Aside from the advantages to our atmosphere, the Amazon is home to much of what's left of our planet's living species. Once a species is gone, it's gone forever, and its role in the food chain and environment is gone as well. Knock over enough dominoes and the whole thing comes crashing down.

I hope the G7 will decide to take some action this weekend.

Gary Miller

There was no Amazon Rain Forest before the climate change that ended the Ice age. World did just fine without it. An acre of grassland produces as much oxygen as an acre of trees.

Bailey Jones

The Amazon rain forest is 50 million years old, so it has survived many ice ages. (Obviously rain forest species didn't all magically evolve in the last 15000 years.) Both grass and trees are efficient generators of oxygen and both are good for sequestering CO2. But a grassland is not a forest, and a cow pasture is not a jungle. Species will die, the ecosystem will suffer. The cash generated from raising hamburger on the ashes of this world treasure hardly compensates for the damage.

Gary Miller

Bailey> Sorry but the amazon and other equatorial rain forests didn't get started until about 6,000 years ago. The north and south Tiaga or Boreal { sic?} forests are older than rain forests. Forests and grasslands are different but the oxygen they generate is exactly the same. That the Amazon produces 20% of earths available oxygen has been claimed but not proven. The increase of living bio mass required has not been observed. When a specis important to the Amazon goes extinct it affects nothing but the Amazon. The gene pool loses nothing because it is an alphabet that is used over and over just like the English alphabet.

Carlos Ponce

To the west of the Amazon towards the Pacific lies the pyramids of Caral - once with lush vegetation but now, not so much. Reason? Climate change thousands of years ago.

Bailey Jones

"the amazon and other equatorial rain forests didn't get started until about 6,000 years ago" - citation, please.

Wayne Holt

My understanding is that the fires are started by farmers that are clearing larger and larger areas to expand into as the population grows and they seek more land to plant on. If that's the case, wildfire control may only be realistic where the fires are out of control, as the government there is not likely to allow their own residents to be thwarted by foreign intervention. It's definitely unfortunate; I also understand there are concurrent fires in Africa that are even larger in extent.

Gary Miller

Wayne> Mostly true. How many are from lightning or land clearing hasn't been established. The Brazil and Africa fires are an annual event. NOAA says 161 million square miles of wildfires per year, world wide, is normal. The US will have it's share again this year. Wildfires are natures restoration projects.

Carlos Ponce

In the meantime, California is burning ...AGAIN. Seems to be an annual event.

Miceal O'Laochdha

You are right Carlos, it IS an annual event. I lived for a time in Northern California and the weather can be summed up as follows: It stops raining at Easter. During the summer it burns. It resumes raining at Thanksgiving (this is, of course, snow up in the Sierra) and continues again until Easter, causing relentless mudslides where all the trees and underbrush had burned off during the summer. This cycle repeats Ad Infinitum.

Jim Forsythe

Arctic Circle, Jul 4 2019 :

"These are some of the biggest fires on the planet, with a few appearing to be larger than 100,000 hectares," “The amount of CO2 emitted from Arctic Circle fires in June 2019 is larger than all of the CO2 released from Arctic Circle fires in the same month from 2010 through to 2018 put together.”
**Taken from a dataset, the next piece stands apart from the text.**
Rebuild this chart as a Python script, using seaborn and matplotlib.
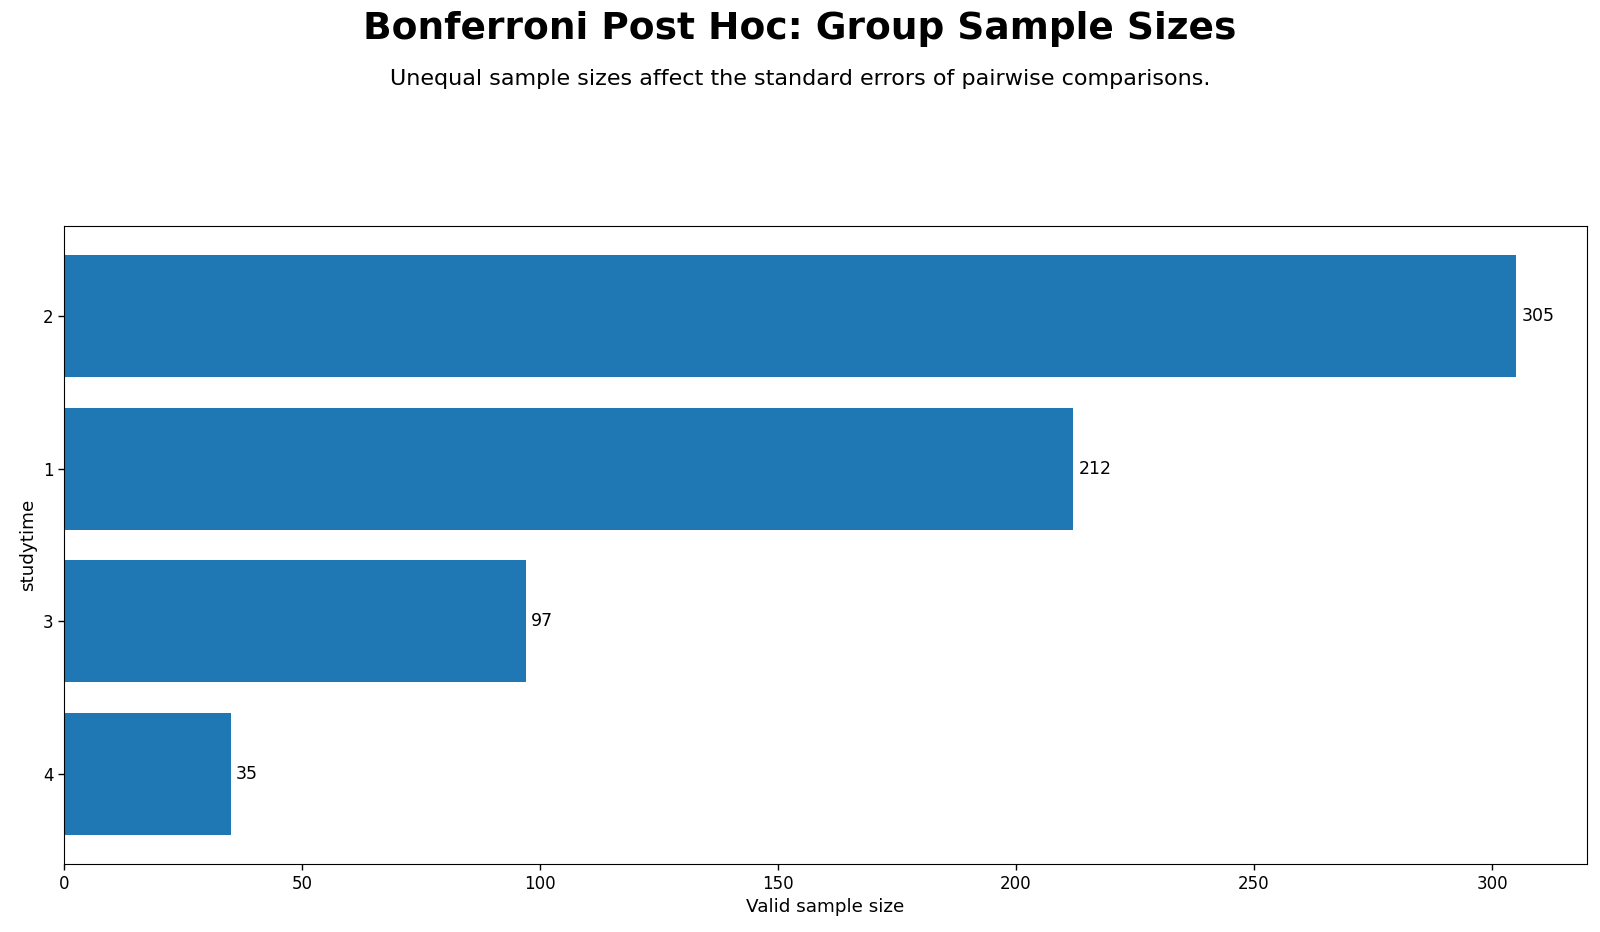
import seaborn as sns
from matplotlib import pyplot as plt
import pandas as pd

groups = ["2", "1", "3", "4"]
sizes = [305, 212, 97, 35]

df = pd.DataFrame({"studytime": groups, "n": sizes})

fig = plt.figure(figsize=(16, 9.32), dpi=100)
ax = fig.add_axes([0.04, 0.073, 0.952, 0.684])

sns.barplot(data=df, x="n", y="studytime", order=groups, orient="h",
            color="#1f77b4", saturation=1, width=0.8, ax=ax)

for c in ax.containers:
    ax.bar_label(c, labels=[str(v) for v in sizes], padding=4, fontsize=12.5)

ax.set_xlim(0, 320)
ax.set_ylim(3.59, -0.59)
ax.set_xlabel("Valid sample size", fontsize=13.2)
ax.set_ylabel("studytime", fontsize=13.2)
ax.tick_params(labelsize=12, length=4.2, width=1)

fig.text(0.5, 0.969, "Bonferroni Post Hoc: Group Sample Sizes",
         ha="center", va="center", fontsize=27, fontweight="bold")
fig.text(0.5, 0.915, "Unequal sample sizes affect the standard errors of pairwise comparisons.",
         ha="center", va="center", fontsize=16)

fig.savefig("out.png", dpi=100)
In Alaska alone, there have already been 369 wildfires this year, burning through 648,489 acres.

California, August 2019: But even compared to an average year, the number of acres burned in 2019 is still over 10 times fewer than the previous five years.

Through August 11 of this year, 23,748 acres of California land not controlled by the federal government had burned. At the same point last year, 618,996 acres had burned.

The number of acres burned in California through the beginning of August 2019 is 26 times less than the number of acres burned at the same point in 2018, according to new statistics from Cal Fire.